Problem details >> Give every line of the material again, exactly as written.

* BEGIN Provided data *

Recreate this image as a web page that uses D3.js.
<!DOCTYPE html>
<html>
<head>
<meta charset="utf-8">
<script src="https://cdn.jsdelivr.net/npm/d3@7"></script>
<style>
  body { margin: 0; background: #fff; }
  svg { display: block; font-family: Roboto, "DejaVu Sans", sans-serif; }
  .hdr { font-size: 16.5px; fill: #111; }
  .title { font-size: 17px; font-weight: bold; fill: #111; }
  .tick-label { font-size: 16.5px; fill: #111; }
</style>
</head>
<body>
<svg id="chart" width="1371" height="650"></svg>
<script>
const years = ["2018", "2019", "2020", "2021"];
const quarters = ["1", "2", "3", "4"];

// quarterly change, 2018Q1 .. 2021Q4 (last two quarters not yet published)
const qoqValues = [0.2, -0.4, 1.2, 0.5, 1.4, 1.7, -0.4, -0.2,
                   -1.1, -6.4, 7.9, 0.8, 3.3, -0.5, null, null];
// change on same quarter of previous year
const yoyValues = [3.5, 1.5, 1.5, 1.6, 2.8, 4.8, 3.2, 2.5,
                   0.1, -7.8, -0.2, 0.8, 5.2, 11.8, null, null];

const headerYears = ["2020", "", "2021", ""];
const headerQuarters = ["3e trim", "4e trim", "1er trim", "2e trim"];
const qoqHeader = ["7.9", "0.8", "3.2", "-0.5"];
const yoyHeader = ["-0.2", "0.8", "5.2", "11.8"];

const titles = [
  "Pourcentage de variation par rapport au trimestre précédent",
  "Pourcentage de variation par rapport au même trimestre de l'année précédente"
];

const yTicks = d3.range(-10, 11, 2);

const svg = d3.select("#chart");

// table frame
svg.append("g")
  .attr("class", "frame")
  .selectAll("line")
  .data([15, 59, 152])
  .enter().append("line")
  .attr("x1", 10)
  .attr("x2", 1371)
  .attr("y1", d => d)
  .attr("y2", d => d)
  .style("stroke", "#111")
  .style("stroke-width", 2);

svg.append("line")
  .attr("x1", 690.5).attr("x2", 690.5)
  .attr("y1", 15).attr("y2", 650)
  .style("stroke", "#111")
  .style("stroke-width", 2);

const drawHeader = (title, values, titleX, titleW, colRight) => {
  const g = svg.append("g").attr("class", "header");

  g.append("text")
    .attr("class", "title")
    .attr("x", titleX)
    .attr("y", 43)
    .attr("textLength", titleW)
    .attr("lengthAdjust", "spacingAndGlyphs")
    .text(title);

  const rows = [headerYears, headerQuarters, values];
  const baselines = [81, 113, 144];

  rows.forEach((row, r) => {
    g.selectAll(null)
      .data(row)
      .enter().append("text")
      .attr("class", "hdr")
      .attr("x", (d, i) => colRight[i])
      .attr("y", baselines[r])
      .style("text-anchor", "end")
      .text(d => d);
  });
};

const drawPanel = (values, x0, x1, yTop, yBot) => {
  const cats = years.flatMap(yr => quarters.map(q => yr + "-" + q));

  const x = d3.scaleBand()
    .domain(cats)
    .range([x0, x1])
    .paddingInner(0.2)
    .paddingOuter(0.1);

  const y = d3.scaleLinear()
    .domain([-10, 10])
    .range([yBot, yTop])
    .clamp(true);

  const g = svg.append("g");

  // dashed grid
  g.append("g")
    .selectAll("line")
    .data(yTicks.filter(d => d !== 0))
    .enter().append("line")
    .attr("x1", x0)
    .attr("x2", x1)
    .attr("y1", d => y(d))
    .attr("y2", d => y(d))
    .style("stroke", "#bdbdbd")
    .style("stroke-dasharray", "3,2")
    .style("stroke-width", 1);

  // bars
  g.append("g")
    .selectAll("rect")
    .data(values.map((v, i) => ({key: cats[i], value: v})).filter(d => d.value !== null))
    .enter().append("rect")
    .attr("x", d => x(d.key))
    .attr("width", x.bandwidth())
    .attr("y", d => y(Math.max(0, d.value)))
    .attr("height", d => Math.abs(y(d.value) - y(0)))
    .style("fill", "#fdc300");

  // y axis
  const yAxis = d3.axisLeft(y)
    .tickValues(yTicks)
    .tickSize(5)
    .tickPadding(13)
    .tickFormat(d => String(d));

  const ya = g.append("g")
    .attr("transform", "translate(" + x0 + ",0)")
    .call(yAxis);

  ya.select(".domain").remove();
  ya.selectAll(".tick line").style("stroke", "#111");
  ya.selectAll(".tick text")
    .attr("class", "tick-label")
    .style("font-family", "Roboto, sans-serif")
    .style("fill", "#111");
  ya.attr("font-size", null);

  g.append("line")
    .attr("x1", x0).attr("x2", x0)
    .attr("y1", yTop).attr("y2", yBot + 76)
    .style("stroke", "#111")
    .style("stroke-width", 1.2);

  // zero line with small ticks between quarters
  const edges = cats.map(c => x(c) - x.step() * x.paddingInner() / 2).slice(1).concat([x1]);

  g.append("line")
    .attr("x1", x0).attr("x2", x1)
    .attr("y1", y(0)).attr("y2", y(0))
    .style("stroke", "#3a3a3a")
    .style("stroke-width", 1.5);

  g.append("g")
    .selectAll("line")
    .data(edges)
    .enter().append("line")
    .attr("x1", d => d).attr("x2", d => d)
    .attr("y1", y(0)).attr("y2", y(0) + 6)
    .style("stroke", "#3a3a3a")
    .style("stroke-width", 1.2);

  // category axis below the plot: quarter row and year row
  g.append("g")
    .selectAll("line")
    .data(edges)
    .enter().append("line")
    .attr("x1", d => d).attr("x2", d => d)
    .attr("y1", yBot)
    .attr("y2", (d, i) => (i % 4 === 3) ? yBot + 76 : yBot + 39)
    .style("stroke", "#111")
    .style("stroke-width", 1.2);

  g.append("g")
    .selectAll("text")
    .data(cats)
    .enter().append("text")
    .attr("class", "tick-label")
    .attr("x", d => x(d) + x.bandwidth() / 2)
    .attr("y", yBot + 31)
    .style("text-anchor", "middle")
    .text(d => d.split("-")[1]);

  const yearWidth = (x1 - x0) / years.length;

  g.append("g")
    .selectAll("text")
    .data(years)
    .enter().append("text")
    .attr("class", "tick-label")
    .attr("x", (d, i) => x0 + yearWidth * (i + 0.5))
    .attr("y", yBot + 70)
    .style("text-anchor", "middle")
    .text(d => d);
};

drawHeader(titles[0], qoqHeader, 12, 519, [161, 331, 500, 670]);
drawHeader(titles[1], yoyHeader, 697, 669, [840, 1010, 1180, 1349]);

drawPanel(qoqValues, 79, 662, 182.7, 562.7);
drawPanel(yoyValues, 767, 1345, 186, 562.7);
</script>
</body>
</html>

* END Provided data *

Solution for this task >>
Recreate this image as a web page that uses D3.js.
<!DOCTYPE html>
<html>
<head>
<meta charset="utf-8">
<script src="https://cdn.jsdelivr.net/npm/d3@7"></script>
<style>
  body { margin: 0; background: #fff; }
  svg { display: block; font-family: Roboto, "DejaVu Sans", sans-serif; }
  .hdr { font-size: 16.5px; fill: #111; }
  .title { font-size: 17px; font-weight: bold; fill: #111; }
  .tick-label { font-size: 16.5px; fill: #111; }
</style>
</head>
<body>
<svg id="chart" width="1371" height="650"></svg>
<script>
const years = ["2018", "2019", "2020", "2021"];
const quarters = ["1", "2", "3", "4"];

// quarterly change, 2018Q1 .. 2021Q4 (last two quarters not yet published)
const qoqValues = [0.2, -0.4, 1.2, 0.5, 1.4, 1.7, -0.4, -0.2,
                   -1.1, -6.4, 7.9, 0.8, 3.3, -0.5, null, null];
// change on same quarter of previous year
const yoyValues = [3.5, 1.5, 1.5, 1.6, 2.8, 4.8, 3.2, 2.5,
                   0.1, -7.8, -0.2, 0.8, 5.2, 11.8, null, null];

const headerYears = ["2020", "", "2021", ""];
const headerQuarters = ["3e trim", "4e trim", "1er trim", "2e trim"];
const qoqHeader = ["7.9", "0.8", "3.2", "-0.5"];
const yoyHeader = ["-0.2", "0.8", "5.2", "11.8"];

const titles = [
  "Pourcentage de variation par rapport au trimestre précédent",
  "Pourcentage de variation par rapport au même trimestre de l'année précédente"
];

const yTicks = d3.range(-10, 11, 2);

const svg = d3.select("#chart");

// table frame
svg.append("g")
  .attr("class", "frame")
  .selectAll("line")
  .data([15, 59, 152])
  .enter().append("line")
  .attr("x1", 10)
  .attr("x2", 1371)
  .attr("y1", d => d)
  .attr("y2", d => d)
  .style("stroke", "#111")
  .style("stroke-width", 2);

svg.append("line")
  .attr("x1", 690.5).attr("x2", 690.5)
  .attr("y1", 15).attr("y2", 650)
  .style("stroke", "#111")
  .style("stroke-width", 2);

const drawHeader = (title, values, titleX, titleW, colRight) => {
  const g = svg.append("g").attr("class", "header");

  g.append("text")
    .attr("class", "title")
    .attr("x", titleX)
    .attr("y", 43)
    .attr("textLength", titleW)
    .attr("lengthAdjust", "spacingAndGlyphs")
    .text(title);

  const rows = [headerYears, headerQuarters, values];
  const baselines = [81, 113, 144];

  rows.forEach((row, r) => {
    g.selectAll(null)
      .data(row)
      .enter().append("text")
      .attr("class", "hdr")
      .attr("x", (d, i) => colRight[i])
      .attr("y", baselines[r])
      .style("text-anchor", "end")
      .text(d => d);
  });
};

const drawPanel = (values, x0, x1, yTop, yBot) => {
  const cats = years.flatMap(yr => quarters.map(q => yr + "-" + q));

  const x = d3.scaleBand()
    .domain(cats)
    .range([x0, x1])
    .paddingInner(0.2)
    .paddingOuter(0.1);

  const y = d3.scaleLinear()
    .domain([-10, 10])
    .range([yBot, yTop])
    .clamp(true);

  const g = svg.append("g");

  // dashed grid
  g.append("g")
    .selectAll("line")
    .data(yTicks.filter(d => d !== 0))
    .enter().append("line")
    .attr("x1", x0)
    .attr("x2", x1)
    .attr("y1", d => y(d))
    .attr("y2", d => y(d))
    .style("stroke", "#bdbdbd")
    .style("stroke-dasharray", "3,2")
    .style("stroke-width", 1);

  // bars
  g.append("g")
    .selectAll("rect")
    .data(values.map((v, i) => ({key: cats[i], value: v})).filter(d => d.value !== null))
    .enter().append("rect")
    .attr("x", d => x(d.key))
    .attr("width", x.bandwidth())
    .attr("y", d => y(Math.max(0, d.value)))
    .attr("height", d => Math.abs(y(d.value) - y(0)))
    .style("fill", "#fdc300");

  // y axis
  const yAxis = d3.axisLeft(y)
    .tickValues(yTicks)
    .tickSize(5)
    .tickPadding(13)
    .tickFormat(d => String(d));

  const ya = g.append("g")
    .attr("transform", "translate(" + x0 + ",0)")
    .call(yAxis);

  ya.select(".domain").remove();
  ya.selectAll(".tick line").style("stroke", "#111");
  ya.selectAll(".tick text")
    .attr("class", "tick-label")
    .style("font-family", "Roboto, sans-serif")
    .style("fill", "#111");
  ya.attr("font-size", null);

  g.append("line")
    .attr("x1", x0).attr("x2", x0)
    .attr("y1", yTop).attr("y2", yBot + 76)
    .style("stroke", "#111")
    .style("stroke-width", 1.2);

  // zero line with small ticks between quarters
  const edges = cats.map(c => x(c) - x.step() * x.paddingInner() / 2).slice(1).concat([x1]);

  g.append("line")
    .attr("x1", x0).attr("x2", x1)
    .attr("y1", y(0)).attr("y2", y(0))
    .style("stroke", "#3a3a3a")
    .style("stroke-width", 1.5);

  g.append("g")
    .selectAll("line")
    .data(edges)
    .enter().append("line")
    .attr("x1", d => d).attr("x2", d => d)
    .attr("y1", y(0)).attr("y2", y(0) + 6)
    .style("stroke", "#3a3a3a")
    .style("stroke-width", 1.2);

  // category axis below the plot: quarter row and year row
  g.append("g")
    .selectAll("line")
    .data(edges)
    .enter().append("line")
    .attr("x1", d => d).attr("x2", d => d)
    .attr("y1", yBot)
    .attr("y2", (d, i) => (i % 4 === 3) ? yBot + 76 : yBot + 39)
    .style("stroke", "#111")
    .style("stroke-width", 1.2);

  g.append("g")
    .selectAll("text")
    .data(cats)
    .enter().append("text")
    .attr("class", "tick-label")
    .attr("x", d => x(d) + x.bandwidth() / 2)
    .attr("y", yBot + 31)
    .style("text-anchor", "middle")
    .text(d => d.split("-")[1]);

  const yearWidth = (x1 - x0) / years.length;

  g.append("g")
    .selectAll("text")
    .data(years)
    .enter().append("text")
    .attr("class", "tick-label")
    .attr("x", (d, i) => x0 + yearWidth * (i + 0.5))
    .attr("y", yBot + 70)
    .style("text-anchor", "middle")
    .text(d => d);
};

drawHeader(titles[0], qoqHeader, 12, 519, [161, 331, 500, 670]);
drawHeader(titles[1], yoyHeader, 697, 669, [840, 1010, 1180, 1349]);

drawPanel(qoqValues, 79, 662, 182.7, 562.7);
drawPanel(yoyValues, 767, 1345, 186, 562.7);
</script>
</body>
</html>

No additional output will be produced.